AB, Gümrük Birliği “vazgeçilmez” ama “bol sorunlu”

Türkiye’nin Gümrük Birliği sonrası AB 27 ile dış ticaret rakamları önemli gelişmeler gösterdiğini ve AB’nin dış ticaretimizde vazgeçilmez noktada olduğunu gösteriyor.  Ancak, hem AB içinde malların serbest dolaşımına çeşitli engeller hem de AB’nin STA yaptığı ülkelerde Türkiye’yi ithalatta kapılarını açan, ihracatta engelle karşılaşan durumda bırakarak rekabet dışına iten olumsuzluklardan kurtarmak için girişimlerde bulunup haklılığımızı anlatmamız gerekir…

Bugün gazeteniz DÜNYA’da yer alan Naki Bakır’ın haberinden bu yılın ilk dokuz ayında Avrupa’da olumsuz gelişmelere ve resesyon tehdidine karşın Avrupa’ya Türkiye sanayi ürünleri siparişleri ve ihracatında artış olduğunu ortaya koyuyor. Ankara Sohbetinin konuğu AK Parti Grup Başkan Vekili Nurettin Canikli ise Gümrük Birliği konusunu değerlendirirken “Gümrük Birliğinin artık bize katkısı yok”  değerlendirmesini yapıyor.
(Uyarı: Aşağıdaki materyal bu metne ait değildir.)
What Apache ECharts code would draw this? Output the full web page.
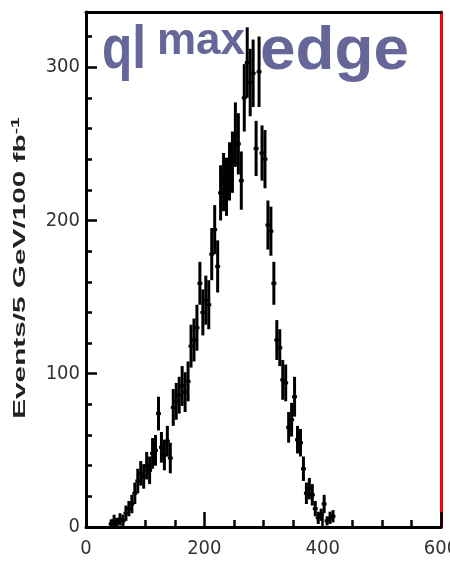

Canikli’ninki  gibi değerlendirmelere son dönemde çok sık rastladığımız içini biz önce Gümrük Birliğine girdiğimiz 1996 yılından bu yana bugün AB içinde yer alan 27 ülke ile olan dış ticaretimizdeki gelişmeyi, toplam dış ticaretimiz içindeki payıyla ele alanlım. Ardından Gümrük Birliği sonrası    gelişmelerde aleyhimize işleyen konuları ele alıp yapmamız gerekenlere değinelim. Göreceğiz ki, AB ile Gümrük Birliğimizden bu yana gelişmeler bizim dış ticaret partneri olarak “AB’den vazgeçemeyeceğimizi” ama bu ilişkide yanlış olan, halletmemiz gereken birçok sorunun bulunuyor..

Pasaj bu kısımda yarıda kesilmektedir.